This is, of course, from The Courage to Teach:
"We are now engaged in a crucial public conversation about educational reform, but a conversation is only as good as the questions it entertains . . ."I have no quarrel with the what or how or why questions - except when they are posed as the only questions worth asking. All of them can yield important insights into teaching and learning. But none of them opens up the territory I want to explore . . . the inner landscape of the teaching self."
- The question we most commonly ask is the 'what' question - what subjects shall we teach?
- When the conversation goes a bit deeper, we ask the 'how' question - what methods and techniques are required to teach well?
- Occasionally, when it goes deeper still, we ask the 'why' question - for what purpose and to what ends do we teach?

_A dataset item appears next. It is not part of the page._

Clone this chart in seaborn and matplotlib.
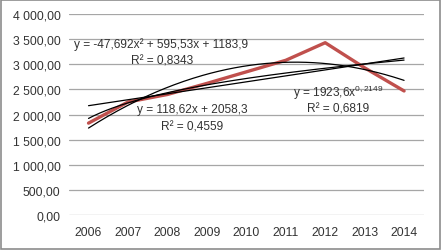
import numpy as np
import pandas as pd
import matplotlib
matplotlib.use("Agg")
import matplotlib.pyplot as plt
import seaborn as sns
from matplotlib.patches import Rectangle

years = ["2006", "2007", "2008", "2009", "2010", "2011", "2012", "2013", "2014"]
values = [1830, 2250, 2400, 2620, 2850, 3080, 3430, 2930, 2470]
yticks = [0, 500, 1000, 1500, 2000, 2500, 3000, 3500, 4000]
ytick_labels = ["0,00", "500,00", "1 000,00", "1 500,00", "2 000,00", "2 500,00",
                "3 000,00", "3 500,00", "4 000,00"]
poly_coef = [-47.692, 595.53, 1183.9]
lin_coef = [118.62, 2058.3]
pow_coef = [1923.6, 0.2149]

sns.set_theme(style="white")
plt.rcParams["font.family"] = ["Liberation Sans", "DejaVu Sans"]
plt.rcParams["mathtext.fontset"] = "custom"
plt.rcParams["mathtext.rm"] = "Liberation Sans"
plt.rcParams["mathtext.it"] = "Liberation Sans"

txt = "#333333"
fig = plt.figure(figsize=(4.41, 2.51), dpi=100)
ax = fig.add_axes([0.156, 0.139, 0.805, 0.801])

pos = np.arange(len(years))
df = pd.DataFrame({"x": pos, "y": values})
xs = np.linspace(0, len(years) - 1, 200)
t = xs + 1
trend = pd.DataFrame({
    "x": xs,
    "poly": poly_coef[0] * t**2 + poly_coef[1] * t + poly_coef[2],
    "lin": lin_coef[0] * t + lin_coef[1],
    "pow": pow_coef[0] * t**pow_coef[1],
})

sns.lineplot(data=df, x="x", y="y", ax=ax, color="#C0504D", linewidth=2.4, zorder=3)
for c in ["poly", "lin", "pow"]:
    sns.lineplot(data=trend, x="x", y=c, ax=ax, color="black", linewidth=0.9, zorder=4)

ax.set_xlim(-0.5, len(years) - 0.5)
ax.set_ylim(0, 4000)
ax.set_yticks(yticks)
ax.set_yticklabels(ytick_labels)
ax.set_xticks(pos)
ax.set_xticklabels(years)
ax.yaxis.grid(True, color="#A6A6A6", linewidth=0.9)
ax.xaxis.grid(False)
for s in ax.spines.values():
    s.set_visible(False)
ax.tick_params(axis="both", length=0, labelsize=8.8, colors=txt, pad=6)
ax.tick_params(axis="x", pad=8)
ax.set_xlabel("")
ax.set_ylabel("")

def px(xp, yp):
    return (xp / 441, 1 - yp / 251)

fs = 8.6
fig.text(*px(161, 45), "y = -47,692x² + 595,53x + 1183,9", ha="center", va="center", fontsize=fs, color=txt)
fig.text(*px(162, 62), "R² = 0,8343", ha="center", va="center", fontsize=fs, color=txt)
fig.text(*px(192, 110), "y = 118,62x + 2058,3", ha="center", va="center", fontsize=fs, color=txt)
fig.text(*px(192, 127), "R² = 0,4559", ha="center", va="center", fontsize=fs, color=txt)
fig.text(*px(338, 93), r"y = 1923,6x$^{0,2149}$", ha="center", va="center", fontsize=fs, color=txt)
fig.text(*px(338, 109), "R² = 0,6819", ha="center", va="center", fontsize=fs, color=txt)

fig.patches.append(Rectangle((0.003, 0.004), 0.994, 0.992, transform=fig.transFigure,
                             fill=False, edgecolor="#8C8C8C", linewidth=1.2))

fig.savefig("out.png", dpi=100)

- But seldom, if ever, do we ask the 'who' question - who is the self that teaches? How does the quality of my selfhood form - or deform - the way I relate to my students, my subject, my colleague, my world? How can educational institutions sustain and deepen the selfhood from which good teaching comes?
Many thanks to Jo Kay for reminding me of this quote.
I'd only add three points. First, that Larry Hoffman asks this "who" question differently: "What would make you true to your calling?"
Second, that institutional transformation is ultimately about the transformation of individuals and their relationships with one another. Or another way - we can only change the world by changing our own behaviors.
And finally, that all this is predicated on the notion that people are not, in fact, interchangeable. Individual people actually make a difference.